I started with a more hypnotic tip, playing the likes of Cristi Con’s Bird In Space:


As I had a couple of gangster-girl foot-shufflers, I had the genius idea of playing Seuil’s gangsta-minimal track, Al Capote:


I finished on a recent favourite by Riccardo (not Villalobos) – Lapiuta:


Everything had gone well.  All the mixes were in, I think maybe one was marginally mis-timed, the crowd were sticking, the crowd were dancing, and I handed over to Sam & Stuart, who were followed by Saphe, our headliners.

All played really good sets – and seemed to figure out after one or two early interesting selections, what the crowd likes down there.  In fact, I’d say it was the closest to having a whole night where all the music flowed, with the crowd enjoying the night as a whole, as opposed to one or two sets, and where all the DJ sets made sense together.

I managed to get rather messed-up and wasn’t sure of my surroundings at one point, so ended up having a pint of water to rescue me back into reality as I realised that I was supposed to be closing.
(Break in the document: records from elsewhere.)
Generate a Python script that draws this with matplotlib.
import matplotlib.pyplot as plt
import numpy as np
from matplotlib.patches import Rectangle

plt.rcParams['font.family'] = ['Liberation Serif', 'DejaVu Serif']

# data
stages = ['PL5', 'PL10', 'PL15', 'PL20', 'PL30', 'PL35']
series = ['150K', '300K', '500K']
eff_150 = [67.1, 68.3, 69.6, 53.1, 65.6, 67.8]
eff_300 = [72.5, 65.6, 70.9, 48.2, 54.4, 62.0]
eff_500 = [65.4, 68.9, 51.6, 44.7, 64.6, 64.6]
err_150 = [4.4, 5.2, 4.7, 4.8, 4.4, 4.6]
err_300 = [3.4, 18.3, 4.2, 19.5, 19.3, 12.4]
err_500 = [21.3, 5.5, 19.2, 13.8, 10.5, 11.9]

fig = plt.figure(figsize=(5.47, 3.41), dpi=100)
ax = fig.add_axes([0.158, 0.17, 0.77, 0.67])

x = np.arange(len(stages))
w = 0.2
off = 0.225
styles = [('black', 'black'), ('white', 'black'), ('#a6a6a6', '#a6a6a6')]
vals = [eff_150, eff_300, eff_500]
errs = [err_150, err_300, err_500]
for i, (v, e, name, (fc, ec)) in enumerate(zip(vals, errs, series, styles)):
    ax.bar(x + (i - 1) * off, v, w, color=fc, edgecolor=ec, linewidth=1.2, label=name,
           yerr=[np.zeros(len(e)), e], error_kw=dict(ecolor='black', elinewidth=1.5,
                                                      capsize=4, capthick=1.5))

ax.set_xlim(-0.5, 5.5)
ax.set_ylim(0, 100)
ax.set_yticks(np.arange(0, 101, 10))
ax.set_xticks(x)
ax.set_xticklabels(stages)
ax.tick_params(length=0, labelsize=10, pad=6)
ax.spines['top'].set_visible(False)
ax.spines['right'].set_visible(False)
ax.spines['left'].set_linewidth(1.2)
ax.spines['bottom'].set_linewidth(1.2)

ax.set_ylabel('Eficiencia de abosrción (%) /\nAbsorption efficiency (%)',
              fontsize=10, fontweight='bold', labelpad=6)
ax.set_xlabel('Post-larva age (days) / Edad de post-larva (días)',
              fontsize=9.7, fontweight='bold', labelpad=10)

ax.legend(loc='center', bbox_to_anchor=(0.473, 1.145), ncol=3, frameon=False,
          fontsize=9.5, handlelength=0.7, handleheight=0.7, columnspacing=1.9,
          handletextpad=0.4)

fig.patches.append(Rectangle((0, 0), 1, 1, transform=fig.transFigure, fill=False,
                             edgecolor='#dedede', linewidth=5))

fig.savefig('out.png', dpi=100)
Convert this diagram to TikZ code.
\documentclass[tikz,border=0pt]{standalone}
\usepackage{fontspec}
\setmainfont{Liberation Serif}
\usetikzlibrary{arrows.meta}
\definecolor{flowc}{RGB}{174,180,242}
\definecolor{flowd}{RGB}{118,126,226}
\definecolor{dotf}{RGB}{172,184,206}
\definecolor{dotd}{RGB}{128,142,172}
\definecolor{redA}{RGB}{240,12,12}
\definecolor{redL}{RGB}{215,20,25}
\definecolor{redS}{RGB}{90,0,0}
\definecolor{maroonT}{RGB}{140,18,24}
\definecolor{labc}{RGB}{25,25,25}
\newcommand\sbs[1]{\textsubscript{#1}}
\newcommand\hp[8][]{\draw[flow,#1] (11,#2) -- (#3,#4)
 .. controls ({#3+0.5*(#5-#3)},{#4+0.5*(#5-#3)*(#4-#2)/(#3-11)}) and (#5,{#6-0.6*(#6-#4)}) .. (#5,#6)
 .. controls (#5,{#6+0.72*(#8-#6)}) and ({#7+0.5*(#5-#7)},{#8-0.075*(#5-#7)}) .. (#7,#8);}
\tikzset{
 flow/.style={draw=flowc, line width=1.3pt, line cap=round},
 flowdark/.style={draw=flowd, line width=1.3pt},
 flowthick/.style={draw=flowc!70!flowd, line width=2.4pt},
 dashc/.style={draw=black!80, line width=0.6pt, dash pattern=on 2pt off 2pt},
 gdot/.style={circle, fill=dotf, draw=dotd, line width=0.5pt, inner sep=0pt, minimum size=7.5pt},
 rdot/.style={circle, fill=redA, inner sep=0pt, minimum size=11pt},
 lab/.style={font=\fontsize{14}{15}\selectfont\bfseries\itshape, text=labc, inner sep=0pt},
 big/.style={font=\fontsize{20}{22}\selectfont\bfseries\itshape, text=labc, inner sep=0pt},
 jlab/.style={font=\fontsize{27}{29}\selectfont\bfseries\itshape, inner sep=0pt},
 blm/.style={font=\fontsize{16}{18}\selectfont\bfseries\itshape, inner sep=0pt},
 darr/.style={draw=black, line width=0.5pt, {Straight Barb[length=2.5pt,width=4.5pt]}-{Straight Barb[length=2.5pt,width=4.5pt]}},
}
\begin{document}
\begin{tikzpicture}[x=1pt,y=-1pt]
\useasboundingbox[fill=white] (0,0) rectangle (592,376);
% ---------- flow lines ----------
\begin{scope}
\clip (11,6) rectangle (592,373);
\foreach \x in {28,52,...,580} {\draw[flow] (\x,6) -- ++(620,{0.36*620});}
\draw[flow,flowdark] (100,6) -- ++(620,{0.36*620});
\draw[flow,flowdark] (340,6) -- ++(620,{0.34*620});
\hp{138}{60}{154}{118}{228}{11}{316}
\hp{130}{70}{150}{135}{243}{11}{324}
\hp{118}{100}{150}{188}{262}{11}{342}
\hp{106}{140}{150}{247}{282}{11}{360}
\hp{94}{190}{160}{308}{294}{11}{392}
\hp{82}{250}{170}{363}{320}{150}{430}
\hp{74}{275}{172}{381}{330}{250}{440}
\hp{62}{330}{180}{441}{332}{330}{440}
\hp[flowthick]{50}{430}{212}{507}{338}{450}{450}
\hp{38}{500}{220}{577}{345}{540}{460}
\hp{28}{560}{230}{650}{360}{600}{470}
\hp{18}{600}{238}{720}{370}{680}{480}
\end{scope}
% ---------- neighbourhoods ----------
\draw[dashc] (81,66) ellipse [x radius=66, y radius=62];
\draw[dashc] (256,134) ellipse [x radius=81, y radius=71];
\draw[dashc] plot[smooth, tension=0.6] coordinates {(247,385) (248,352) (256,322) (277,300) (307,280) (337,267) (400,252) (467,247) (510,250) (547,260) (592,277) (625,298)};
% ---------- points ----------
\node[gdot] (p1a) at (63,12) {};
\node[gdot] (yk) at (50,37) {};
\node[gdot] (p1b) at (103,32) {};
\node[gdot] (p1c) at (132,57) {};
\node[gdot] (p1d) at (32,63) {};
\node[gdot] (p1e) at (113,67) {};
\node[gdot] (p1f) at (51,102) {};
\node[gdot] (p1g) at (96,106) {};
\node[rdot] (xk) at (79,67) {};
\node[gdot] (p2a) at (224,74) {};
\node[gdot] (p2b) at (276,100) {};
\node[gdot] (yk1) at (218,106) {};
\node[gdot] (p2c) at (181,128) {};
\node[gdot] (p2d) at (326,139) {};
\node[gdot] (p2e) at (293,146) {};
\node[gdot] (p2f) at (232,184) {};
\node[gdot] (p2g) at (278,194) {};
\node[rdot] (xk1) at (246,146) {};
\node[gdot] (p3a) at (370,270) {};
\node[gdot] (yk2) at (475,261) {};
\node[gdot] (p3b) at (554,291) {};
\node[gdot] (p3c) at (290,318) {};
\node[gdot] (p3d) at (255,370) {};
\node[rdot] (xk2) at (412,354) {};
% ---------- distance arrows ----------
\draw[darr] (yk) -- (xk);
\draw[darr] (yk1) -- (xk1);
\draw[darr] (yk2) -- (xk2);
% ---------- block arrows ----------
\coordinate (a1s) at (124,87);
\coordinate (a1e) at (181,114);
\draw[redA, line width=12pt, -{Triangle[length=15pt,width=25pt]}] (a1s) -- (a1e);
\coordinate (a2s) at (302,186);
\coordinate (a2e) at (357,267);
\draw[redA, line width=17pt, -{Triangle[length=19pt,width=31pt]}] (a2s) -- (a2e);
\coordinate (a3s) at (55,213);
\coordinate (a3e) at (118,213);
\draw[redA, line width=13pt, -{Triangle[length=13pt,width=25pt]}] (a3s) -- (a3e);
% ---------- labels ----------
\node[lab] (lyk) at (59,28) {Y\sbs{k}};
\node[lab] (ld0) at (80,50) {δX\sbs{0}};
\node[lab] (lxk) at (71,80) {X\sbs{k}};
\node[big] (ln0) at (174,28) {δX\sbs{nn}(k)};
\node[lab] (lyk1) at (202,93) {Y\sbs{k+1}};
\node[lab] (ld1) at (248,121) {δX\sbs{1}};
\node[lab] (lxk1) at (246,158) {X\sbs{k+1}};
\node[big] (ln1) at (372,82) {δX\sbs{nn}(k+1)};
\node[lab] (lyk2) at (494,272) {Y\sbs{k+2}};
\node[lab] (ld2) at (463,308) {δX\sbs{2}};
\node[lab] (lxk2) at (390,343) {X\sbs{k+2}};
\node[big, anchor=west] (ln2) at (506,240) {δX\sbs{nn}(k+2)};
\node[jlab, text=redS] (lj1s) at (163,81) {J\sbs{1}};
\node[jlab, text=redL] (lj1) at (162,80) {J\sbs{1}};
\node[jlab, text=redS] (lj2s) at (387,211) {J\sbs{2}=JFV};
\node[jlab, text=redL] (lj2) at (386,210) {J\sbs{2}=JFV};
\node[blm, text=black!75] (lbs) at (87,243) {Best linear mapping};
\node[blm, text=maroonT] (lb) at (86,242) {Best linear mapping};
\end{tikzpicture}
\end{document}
I didn’t particularly want to take over, more because I was enjoying the music that our headliner was playing, but I still wanted to play.  Though I had a feeling that I couldn’t.
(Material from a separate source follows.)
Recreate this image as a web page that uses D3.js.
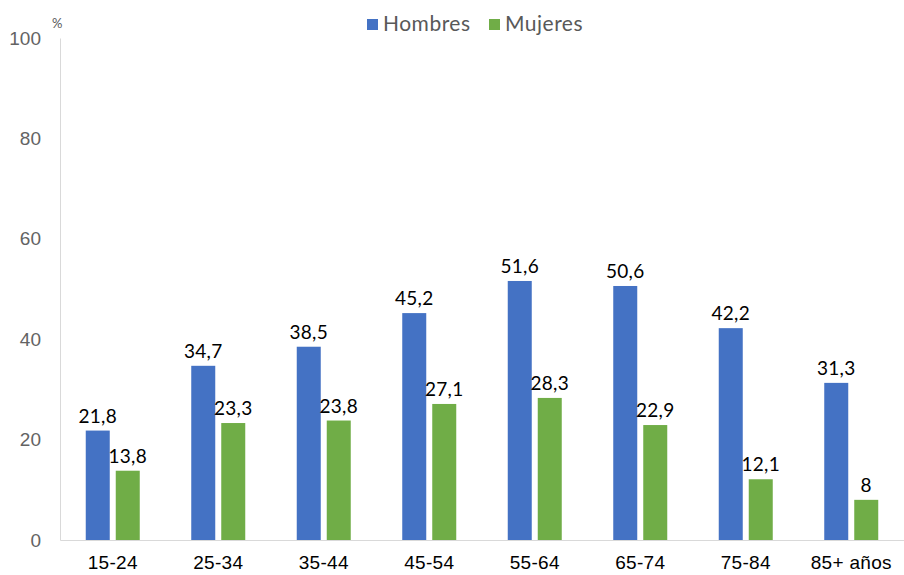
<!DOCTYPE html>
<html>
<head>
<meta charset="utf-8">
<script src="https://cdn.jsdelivr.net/npm/d3@7"></script>
<style>
  body { margin: 0; background: #fff; }
  svg { font-family: "Lato", "DejaVu Sans", sans-serif; }
</style>
</head>
<body>
<div id="chart"></div>
<script>
// Data
const categories = ["15-24", "25-34", "35-44", "45-54", "55-64", "65-74", "75-84", "85+ años"];
const hombres = [21.8, 34.7, 38.5, 45.2, 51.6, 50.6, 42.2, 31.3];
const mujeres = [13.8, 23.3, 23.8, 27.1, 28.3, 22.9, 12.1, 8];
const seriesNames = ["Hombres", "Mujeres"];
const colors = ["#4472C4", "#70AD47"];
const yTicks = [0, 20, 40, 60, 80, 100];

const margin = {top: 38, right: 0, bottom: 35, left: 60},
      width = 904 - margin.left - margin.right,
      height = 575 - margin.top - margin.bottom;

const svg = d3.select("#chart")
  .append("svg")
    .attr("width", width + margin.left + margin.right)
    .attr("height", height + margin.top + margin.bottom)
  .append("g")
    .attr("transform", `translate(${margin.left},${margin.top})`);

const rows = categories.map((c, i) => ({cat: c, values: [hombres[i], mujeres[i]]}));

// Scales
const x = d3.scaleBand()
  .domain(categories)
  .range([0, width]);

const y = d3.scaleLinear()
  .domain([0, 100])
  .range([height, 0]);

const barW = 24, gap = 6;
const xs = d3.scaleBand()
  .domain(seriesNames)
  .range([x.bandwidth() / 2 - barW - gap / 2, x.bandwidth() / 2 + barW + gap / 2])
  .paddingInner(gap / (barW + gap));

// Y axis
const yAxis = svg.append("g")
  .call(d3.axisLeft(y).tickValues(yTicks).tickSize(0).tickPadding(19));
yAxis.select(".domain").attr("stroke", "#d9d9d9");
yAxis.selectAll("text")
  .attr("fill", "#636363")
  .style("font-size", "19px");

// X axis
const xAxis = svg.append("g")
  .attr("transform", `translate(0,${height})`)
  .call(d3.axisBottom(x).tickSize(0).tickPadding(16));
xAxis.select(".domain").attr("stroke", "#d9d9d9");
xAxis.selectAll("text")
  .attr("fill", "#000")
  .style("font-size", "19px")
  .style("letter-spacing", "0.3px");

// Bars
const groups = svg.selectAll(".grp")
  .data(rows)
  .enter()
  .append("g")
    .attr("class", "grp")
    .attr("transform", d => `translate(${x(d.cat)},0)`);

groups.selectAll("rect")
  .data(d => d.values.map((v, i) => ({name: seriesNames[i], v: v, i: i})))
  .enter()
  .append("rect")
    .attr("x", d => xs(d.name))
    .attr("y", d => y(d.v))
    .attr("width", xs.bandwidth())
    .attr("height", d => height - y(d.v))
    .attr("fill", d => colors[d.i]);

// Data labels
groups.selectAll("text.lbl")
  .data(d => d.values.map((v, i) => ({name: seriesNames[i], v: v, i: i})))
  .enter()
  .append("text")
    .attr("class", "lbl")
    .attr("x", d => xs(d.name) + xs.bandwidth() / 2)
    .attr("y", d => y(d.v) - 8)
    .attr("text-anchor", "middle")
    .style("font-size", "19px")
    .style("letter-spacing", "0.3px")
    .attr("fill", "#000")
    .text(d => String(d.v).replace(".", ","));

// "%" unit label
svg.append("text")
  .attr("x", -8)
  .attr("y", -10)
  .attr("fill", "#595959")
  .style("font-size", "13px")
  .text("%");

// Legend
const legend = svg.append("g")
  .attr("transform", `translate(${367 - margin.left},${31 - margin.top})`);
const legItems = [{name: seriesNames[0], dx: 0}, {name: seriesNames[1], dx: 122}];
legItems.forEach((d, i) => {
  const g = legend.append("g").attr("transform", `translate(${d.dx},0)`);
  g.append("rect")
    .attr("x", 0).attr("y", -12)
    .attr("width", 11).attr("height", 11)
    .attr("fill", colors[i]);
  g.append("text")
    .attr("x", 16).attr("y", 0)
    .attr("fill", "#595959")
    .style("font-size", "21px")
    .style("letter-spacing", "0.5px")
    .text(d.name);
});
</script>
</body>
</html>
In went my CD, I cue’d the track up and yes I mixed it in fine.  I was pleasantly surprised.

Until I realised that it was the same track I’d finished my earlier set with.  Oops.

The rest of the set went without note, I had little sense what was happening and rather blurred vision, so I ended up playing tracks that sounded right – I couldn’t read the labels so I had no idea what I was actually playing.

And I went home happy.  It had been a really good night, very busy for most of it, lots of good music – easily one of my favourite nights that I’ve DJ’d at.

Next month is my detox DJ set.  Eeek.

Tuesday 5 January 2016

A Vast Improvement

I don’t really get nervous before DJing but I did have two small butterflies before my last set.

Firstly I had put pressure on myself to improve from the last diabolical set.  Secondly I realised that it was that special Friday of doom – the one where it is full of absolute tossers behaving like absolute tossers.

I have practiced more in recent months prior to DJing – living in Bracknell means I do occasionally still have the energy in the evening after work to get behind the decks for an hour or two.  Normally with a glass of wine.  This month I practiced more than prior to any other DJ set – probably a good 10 hours.  It might not sound a lot but it has helped.

I had just 2 CDs worth of new tracks that I really wanted to play – a lot of bass-heavy but fairly minimal stuff.  And I also knew my previously-burnt CDs somewhat more.

We got down to the Turtle quite early and I ended up sticking the music on around 930pm, I was just going to have a beer first but they had some absolute gash over the speakers that I simply had to disembowel.

I’m loving the hypnotic grooves from Romania at the moment, so I started on those lines.  When there are few people there, I can do what I like – I don’t need to worry about having a beat for people to dance to, or a bassline for them to feel.  I can simply play 15 minute long minimal tracks whilst I find my groove.

There was one quick panic about one of the decks not working – until we realised the cross-fader was on.  Ooops.  And I did royally fuck up one mix – but one in 2.5 hours is pretty good going in my view.  I don’t always get enough time to cue up tracks perfectly as I’m there to have a good time and talk to my friends too.

I slowly progressed matters such as with this beauty from Roustam:


As the crowd built, slower than usual, I turned up the bass levels and turned up the darkness, including this new monster from Loco Dice:


I realised that I was sending things a bit too dark – I like to test people but it needed some light too.  I tended towards house music to finish – and I finished far too soon for my liking which is a sign that I am enjoying myself.  I could have quite happily carried on.

I did later on start hanging around the decks on the off-chance that Martin was bored of DJing…yeah like a DJ would just voluntarily give up some of their set.  Doh.  I just wanted to play some house music!

Bizarrely it was probably the quietest night we’ve had since the summer.  Which thinking about it makes sense – a lot of our audience are students and foreigners – many of which would have left for Christmas holidays or been about to.  On the plus side, there was a good splattering of amigos, plus some of the regulars who turn up every month.

Next up is my birthday set which I hope that you can all attend.  And my good friend Samantha’s birthday set too.

A bit of an odd one this as I’m playing the first hour, and the last hour.